Why Hoshiarpur? The Geography of Opportunity

Hoshiarpur district, nestled in the sub-mountainous Shivalik region of Punjab, presents an interesting case study in connectivity gaps. While it is not a tier-1 urban center, the district hosts a significant population spread across both town areas and rural hinterlands. Private operators have invested heavily in urban pockets but connectivity quality can degrade sharply as one moves toward more rural and hilly terrain — precisely where BSNL’s legacy wireline infrastructure and government-backed tower assets provide a structural advantage.

By staging an enrollment drive in such a location, BSNL is essentially leveraging its most durable competitive asset: geographic reach that commercial operators have little financial incentive to match.
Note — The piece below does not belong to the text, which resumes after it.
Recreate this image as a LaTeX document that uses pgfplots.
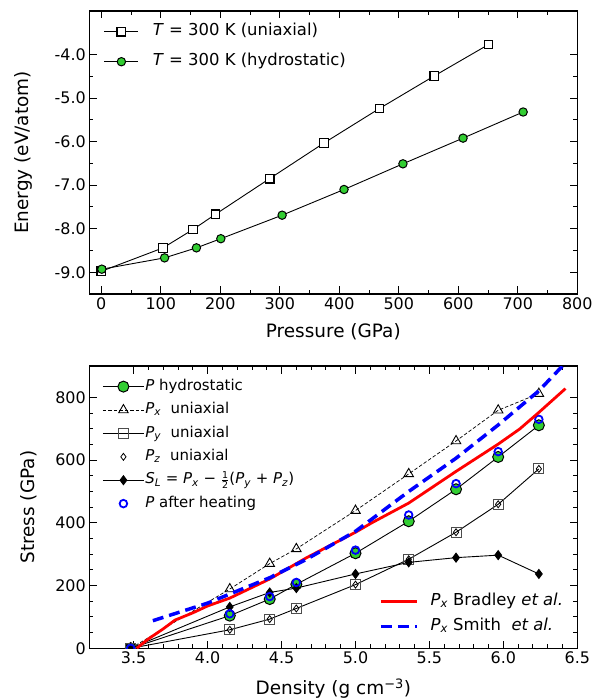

The drive reportedly includes door-to-door outreach, simplified SIM issuance processes, and promotional tariff plans designed to lower the barrier to entry for first-time or returning subscribers.
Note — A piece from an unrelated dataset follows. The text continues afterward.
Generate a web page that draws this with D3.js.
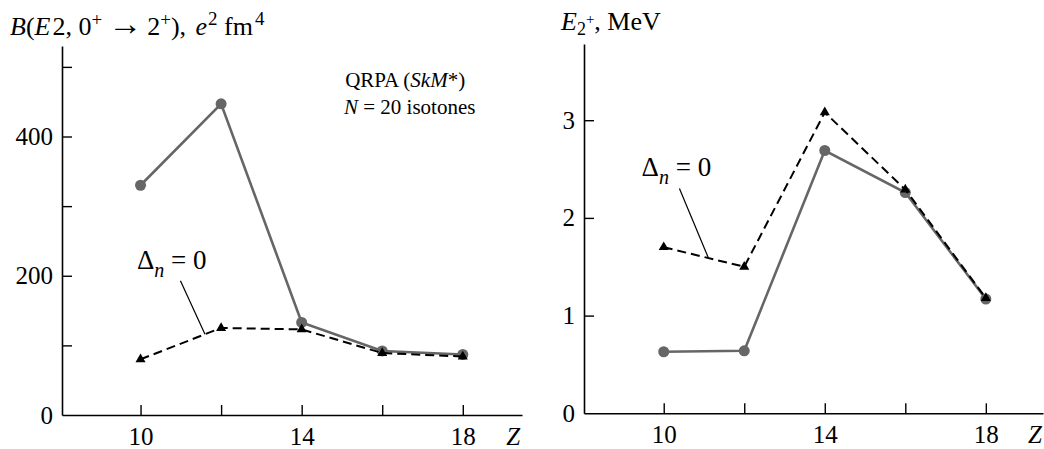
<!DOCTYPE html>
<html><head><meta charset="utf-8">
<script src="https://cdn.jsdelivr.net/npm/d3@7"></script>
<style>
html,body{margin:0;padding:0;background:#fff;}
svg text{font-family:"Liberation Serif","Times New Roman",serif;fill:#000;}
</style></head>
<body>
<svg id="chart" width="1044" height="449"></svg>
<script>
// ---- data ----
const Z = [10, 12, 14, 16, 18];
const bE2_qrpa = [330, 447, 133, 92, 87];
const bE2_delta0 = [80, 125, 123, 89, 84];
const e2_qrpa = [0.63, 0.64, 2.69, 2.26, 1.17];
const e2_delta0 = [1.70, 1.50, 3.08, 2.29, 1.18];
const xTicks = [10, 12, 14, 16, 18];
const xTickLabels = [10, 14, 18];
const yTicksL = [0, 100, 200, 300, 400, 500];
const yTickLabelsL = [0, 200, 400];
const yTicksR = [0, 1, 2, 3];

const GRAY = "#666666";
const SERIF = '"Liberation Serif","Times New Roman",serif';
const svg = d3.select("#chart");
const FS = 25;

function panel(opts){
  const {x, y, qrpa, delta0, yTicks, yLabels} = opts;
  const g = svg.append("g");
  const ya = d3.axisLeft(y).tickValues(yTicks).tickSize(-10).tickSizeOuter(0).tickPadding(9)
     .tickFormat(d => yLabels.includes(d) ? d : "");
  const gy = g.append("g").attr("transform", `translate(${x.range()[0]},0)`).call(ya);
  const xa = d3.axisBottom(x).tickValues(xTicks).tickSize(-10).tickSizeOuter(0).tickPadding(12)
     .tickFormat(d => xTickLabels.includes(d) ? d : "");
  const gx = g.append("g").attr("transform", `translate(0,${y.range()[0]})`).call(xa);
  [gx, gy].forEach(a => {
    a.attr("font-family", SERIF).attr("font-size", FS);
    a.selectAll("path.domain").attr("stroke", "#000").attr("stroke-width", 1.6);
    a.selectAll(".tick line").attr("stroke", "#000").attr("stroke-width", 1.4);
    a.selectAll(".tick text").style("font-family", SERIF).style("font-size", FS + "px").attr("fill", "#000");
  });
  gy.selectAll(".tick").filter(d => d === 0).select("line").remove();
  g.append("text").attr("x", x(opts.zLabelX)).attr("y", y.range()[0] + 30)
    .attr("text-anchor", "middle").style("font-size", "25px").style("font-style", "italic").text("Z");

  const line = d3.line().x((d, i) => x(Z[i])).y(d => y(d));
  g.append("path").datum(qrpa).attr("d", line).attr("fill", "none")
    .attr("stroke", GRAY).attr("stroke-width", 2.6);
  g.selectAll("circle.q").data(qrpa).join("circle").attr("class", "q")
    .attr("cx", (d, i) => x(Z[i])).attr("cy", d => y(d)).attr("r", 5.5).attr("fill", GRAY);
  g.append("path").datum(delta0).attr("d", line).attr("fill", "none")
    .attr("stroke", "#000").attr("stroke-width", 2).attr("stroke-dasharray", "9,5");
  g.selectAll("path.t").data(delta0).join("path").attr("class", "t")
    .attr("transform", (d, i) => `translate(${x(Z[i])},${y(d)})`)
    .attr("d", d3.symbol(d3.symbolTriangle, 44)()).attr("fill", "#000");

  const a = opts.ann;
  const t = g.append("text").attr("x", x(a.tx)).attr("y", y(a.ty)).style("font-size", "27px");
  t.append("tspan").text("Δ");
  t.append("tspan").attr("dy", 8).style("font-style", "italic").style("font-size", "20px").text("n");
  t.append("tspan").attr("dy", -8).text(" = 0");
  g.append("line").attr("x1", x(a.l[0])).attr("y1", y(a.l[1])).attr("x2", x(a.l[2])).attr("y2", y(a.l[3]))
    .attr("stroke", "#000").attr("stroke-width", 1.2);
  return g;
}

const xL = d3.scaleLinear().domain([8.05, 19.47]).range([62, 522]);
const yL = d3.scaleLinear().domain([0, 530]).range([415, 46]);
const gL = panel({x: xL, y: yL, qrpa: bE2_qrpa, delta0: bE2_delta0, yTicks: yTicksL, yLabels: yTickLabelsL,
  zLabelX: 19.25, ann: {tx: 9.91, ty: 210, l: [10.99, 193, 11.6, 116]}});

const xR = d3.scaleLinear().domain([8.02, 19.42]).range([584, 1043]);
const yR = d3.scaleLinear().domain([0, 3.78]).range([413.3, 44]);
const gR = panel({x: xR, y: yR, qrpa: e2_qrpa, delta0: e2_delta0, yTicks: yTicksR, yLabels: yTicksR,
  zLabelX: 19.22, ann: {tx: 9.45, ty: 2.43, l: [10.39, 2.30, 11.11, 1.59]}});

// left title
const TS = 26, SS = 19;
const tl = svg.append("text").attr("x", 10).attr("y", 35).style("font-size", TS + "px");
tl.append("tspan").style("font-style", "italic").text("B");
tl.append("tspan").text("(");
tl.append("tspan").style("font-style", "italic").text("E");
tl.append("tspan").attr("dx", 2).text("2, 0");
tl.append("tspan").attr("dy", -9).style("font-size", SS + "px").text("+");
tl.append("tspan").attr("dy", 9).attr("dx", 6).style("font-size", "34px").text("→");
tl.append("tspan").attr("dx", 5).text("2");
tl.append("tspan").attr("dy", -9).style("font-size", SS + "px").text("+");
tl.append("tspan").attr("dy", 9).text("), ");
tl.append("tspan").attr("dx", 3).style("font-style", "italic").text("e");
tl.append("tspan").attr("dy", -10).attr("dx", 1).style("font-size", SS + "px").text("2");
tl.append("tspan").attr("dy", 10).text(" fm");
tl.append("tspan").attr("dy", -10).attr("dx", 2).style("font-size", SS + "px").text("4");

// right title
const tr = svg.append("text").attr("x", 561).attr("y", 30).style("font-size", TS + "px");
tr.append("tspan").style("font-style", "italic").text("E");
tr.append("tspan").attr("dy", 5).style("font-size", "18px").text("2");
tr.append("tspan").attr("dy", -11).style("font-size", "15px").text("+");
tr.append("tspan").attr("dy", 6).text(", MeV");

// QRPA label
const q = gL.append("text").attr("x", xL(15.08)).attr("y", yL(471)).style("font-size", "21px");
q.append("tspan").text("QRPA (");
q.append("tspan").style("font-style", "italic").text("SkM");
q.append("tspan").text("*)");
const q2 = gL.append("text").attr("x", xL(15.05)).attr("y", yL(432)).style("font-size", "21px");
q2.append("tspan").style("font-style", "italic").text("N");
q2.append("tspan").text(" = 20 isotones");
</script>
</body></html>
4G Momentum and the Road to 5G

BSNL’s indigenous 4G technology stack is central to its subscriber acquisition narrative. Unlike previous network generations where the company relied on foreign vendors like Nokia and Ericsson, the current 4G buildout is being executed using a fully homegrown technology stack — a point of national pride that the government has actively promoted as part of the broader “Atmanirbhar Bharat” (self-reliant India) initiative.

Reports indicate that BSNL has been progressively upgrading its 4G base stations across multiple states, with network performance benchmarks improving steadily. The company has targeted upgrading its 4G infrastructure to 5G-ready specifications, which means the current investment cycle is designed to be forward-compatible. For subscribers enrolling today, the pitch is clear: join a network that is actively being upgraded, backed by the full weight of the Indian government.
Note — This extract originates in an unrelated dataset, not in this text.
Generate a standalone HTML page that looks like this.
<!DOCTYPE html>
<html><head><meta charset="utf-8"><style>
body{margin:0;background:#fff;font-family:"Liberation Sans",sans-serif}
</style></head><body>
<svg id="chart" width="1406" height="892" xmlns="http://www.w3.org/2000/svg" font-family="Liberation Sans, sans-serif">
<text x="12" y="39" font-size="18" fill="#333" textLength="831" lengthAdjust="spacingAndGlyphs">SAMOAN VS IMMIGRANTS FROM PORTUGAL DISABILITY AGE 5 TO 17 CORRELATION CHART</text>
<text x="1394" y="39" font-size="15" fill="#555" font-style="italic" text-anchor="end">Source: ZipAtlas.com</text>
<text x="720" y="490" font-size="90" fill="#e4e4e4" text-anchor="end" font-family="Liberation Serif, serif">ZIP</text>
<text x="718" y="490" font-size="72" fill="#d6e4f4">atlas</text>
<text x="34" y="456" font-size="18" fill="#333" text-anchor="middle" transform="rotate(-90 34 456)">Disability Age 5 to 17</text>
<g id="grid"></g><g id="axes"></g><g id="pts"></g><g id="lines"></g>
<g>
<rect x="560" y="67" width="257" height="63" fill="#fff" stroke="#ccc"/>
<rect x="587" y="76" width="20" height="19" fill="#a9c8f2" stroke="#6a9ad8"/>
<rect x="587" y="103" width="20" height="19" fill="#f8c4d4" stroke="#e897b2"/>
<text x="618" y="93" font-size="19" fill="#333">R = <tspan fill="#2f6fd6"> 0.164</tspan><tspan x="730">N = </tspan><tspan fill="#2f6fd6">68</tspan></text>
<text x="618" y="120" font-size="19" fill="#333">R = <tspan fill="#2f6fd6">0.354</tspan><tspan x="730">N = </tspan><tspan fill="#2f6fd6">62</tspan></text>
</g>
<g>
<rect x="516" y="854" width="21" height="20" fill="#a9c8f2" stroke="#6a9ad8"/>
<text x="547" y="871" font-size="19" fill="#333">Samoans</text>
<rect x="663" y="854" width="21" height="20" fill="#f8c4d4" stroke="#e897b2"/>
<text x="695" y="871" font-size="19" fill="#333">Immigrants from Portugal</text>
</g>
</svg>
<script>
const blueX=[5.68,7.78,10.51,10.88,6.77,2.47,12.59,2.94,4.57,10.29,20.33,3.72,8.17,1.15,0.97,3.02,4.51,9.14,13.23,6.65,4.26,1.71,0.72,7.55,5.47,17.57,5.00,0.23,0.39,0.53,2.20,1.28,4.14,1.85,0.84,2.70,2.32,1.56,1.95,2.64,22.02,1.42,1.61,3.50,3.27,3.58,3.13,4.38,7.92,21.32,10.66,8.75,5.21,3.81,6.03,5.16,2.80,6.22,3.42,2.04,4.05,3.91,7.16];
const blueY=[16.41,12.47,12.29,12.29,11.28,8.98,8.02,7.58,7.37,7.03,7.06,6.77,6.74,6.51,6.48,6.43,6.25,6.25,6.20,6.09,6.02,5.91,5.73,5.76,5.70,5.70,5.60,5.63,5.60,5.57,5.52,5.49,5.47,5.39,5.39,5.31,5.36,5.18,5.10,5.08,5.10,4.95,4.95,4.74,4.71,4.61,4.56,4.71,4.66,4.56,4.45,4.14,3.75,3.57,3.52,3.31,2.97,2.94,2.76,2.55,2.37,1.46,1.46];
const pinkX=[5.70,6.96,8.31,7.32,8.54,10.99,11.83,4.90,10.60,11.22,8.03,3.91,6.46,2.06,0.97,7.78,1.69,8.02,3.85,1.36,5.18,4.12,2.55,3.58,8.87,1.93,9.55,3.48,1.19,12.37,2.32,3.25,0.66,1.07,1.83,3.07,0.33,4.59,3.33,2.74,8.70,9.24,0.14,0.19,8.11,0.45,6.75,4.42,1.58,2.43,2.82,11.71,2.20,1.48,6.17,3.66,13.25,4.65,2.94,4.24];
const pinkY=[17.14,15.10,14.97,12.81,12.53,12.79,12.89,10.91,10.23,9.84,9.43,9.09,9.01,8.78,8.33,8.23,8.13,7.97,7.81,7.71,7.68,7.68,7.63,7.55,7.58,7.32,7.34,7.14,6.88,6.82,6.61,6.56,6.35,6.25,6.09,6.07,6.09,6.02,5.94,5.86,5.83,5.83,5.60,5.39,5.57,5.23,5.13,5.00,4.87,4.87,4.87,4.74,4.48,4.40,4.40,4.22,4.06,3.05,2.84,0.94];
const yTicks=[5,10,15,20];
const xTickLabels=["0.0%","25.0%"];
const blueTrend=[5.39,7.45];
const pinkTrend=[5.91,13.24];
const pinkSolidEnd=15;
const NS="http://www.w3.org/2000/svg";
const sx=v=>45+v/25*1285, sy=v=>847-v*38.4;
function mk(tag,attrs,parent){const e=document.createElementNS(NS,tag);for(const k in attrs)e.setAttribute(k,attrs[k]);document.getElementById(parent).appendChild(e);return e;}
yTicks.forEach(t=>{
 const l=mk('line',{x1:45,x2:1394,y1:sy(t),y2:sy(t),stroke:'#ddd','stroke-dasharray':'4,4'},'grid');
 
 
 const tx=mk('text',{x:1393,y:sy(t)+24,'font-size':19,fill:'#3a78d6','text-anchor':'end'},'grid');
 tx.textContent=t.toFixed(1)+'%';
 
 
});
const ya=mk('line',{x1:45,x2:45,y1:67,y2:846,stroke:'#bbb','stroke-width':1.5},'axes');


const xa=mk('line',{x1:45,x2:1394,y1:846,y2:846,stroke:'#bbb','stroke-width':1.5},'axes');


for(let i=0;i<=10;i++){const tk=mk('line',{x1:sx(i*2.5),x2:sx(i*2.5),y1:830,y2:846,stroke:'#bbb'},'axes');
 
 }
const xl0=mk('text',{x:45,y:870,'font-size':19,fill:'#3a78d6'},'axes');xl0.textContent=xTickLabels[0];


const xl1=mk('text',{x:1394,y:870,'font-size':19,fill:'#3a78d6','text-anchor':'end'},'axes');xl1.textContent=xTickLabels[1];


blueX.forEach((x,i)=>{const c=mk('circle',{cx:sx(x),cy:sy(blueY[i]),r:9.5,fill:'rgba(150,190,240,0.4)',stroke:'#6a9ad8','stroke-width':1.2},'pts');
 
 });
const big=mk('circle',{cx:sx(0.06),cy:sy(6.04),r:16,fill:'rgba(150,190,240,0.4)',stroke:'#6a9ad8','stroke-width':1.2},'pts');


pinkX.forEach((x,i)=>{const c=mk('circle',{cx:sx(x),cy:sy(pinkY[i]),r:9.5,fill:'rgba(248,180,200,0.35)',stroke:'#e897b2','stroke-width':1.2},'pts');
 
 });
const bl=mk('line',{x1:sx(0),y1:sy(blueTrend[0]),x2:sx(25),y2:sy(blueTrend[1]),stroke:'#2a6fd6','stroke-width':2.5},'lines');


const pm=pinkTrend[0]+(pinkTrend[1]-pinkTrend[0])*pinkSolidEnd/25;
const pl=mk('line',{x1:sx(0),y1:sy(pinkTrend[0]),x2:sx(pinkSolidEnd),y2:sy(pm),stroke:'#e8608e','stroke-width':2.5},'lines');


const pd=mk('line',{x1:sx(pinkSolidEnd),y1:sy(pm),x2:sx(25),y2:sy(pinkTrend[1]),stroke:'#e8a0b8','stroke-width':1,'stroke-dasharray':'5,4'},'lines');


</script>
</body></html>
Competitive Pressure and Tariff Dynamics

The timing of BSNL’s enrollment push is also notable from a competitive pricing standpoint. Following a significant round of tariff hikes by Jio, Airtel, and Vodafone-Idea in mid-2024, a segment of India’s price-sensitive mobile subscribers began reconsidering their options. BSNL, which held off on implementing equivalent hikes, found itself in an unexpectedly favorable position — offering comparatively affordable plans at a moment when millions of consumers were experiencing bill shock.

Industry analysts estimated that BSNL saw a noticeable uptick in port-in requests following the private sector price revisions, a rare piece of good news for a carrier that has seen net subscriber losses for years. Enrollment drives like the one in Hoshiarpur are designed to capitalize on exactly this kind of market dislocation before consumer attention drifts back to the dominant private players.

Challenges That Remain

Despite the encouraging signals, BSNL faces genuine structural challenges that a regional enrollment drive alone cannot solve. Network quality perception remains a significant hurdle — years of underinvestment have left lasting impressions on consumers who associate BSNL with dropped calls and sluggish data speeds. Converting footfall at enrollment camps into long-term, loyal subscribers will require sustained improvement in actual network performance metrics, not just promotional incentives.

Additionally, the carrier’s 4G rollout timeline has faced criticism for moving slower than originally projected. If BSNL cannot deliver a consistently reliable 4G experience across enrolled districts within a reasonable timeframe, retention rates could offset any short-term subscriber gains.

Industry Outlook: A Cautious but Genuine Optimism

Telecom analysts tracking the Indian market are cautiously optimistic about BSNL’s trajectory. The combination of government financial backing, an indigenous technology stack, a competitive pricing position, and targeted ground-level outreach like the Hoshiarpur drive does constitute a more coherent strategy than BSNL has fielded in years.

Whether this translates into a genuine market share recovery — or remains a story of incremental progress against an entrenched private duopoly — will likely become clearer through 2025 and 2026 as 4G coverage targets are either met or missed. For now, every enrollment drive, in every district, is BSNL’s way of signaling that it is still very much in the game.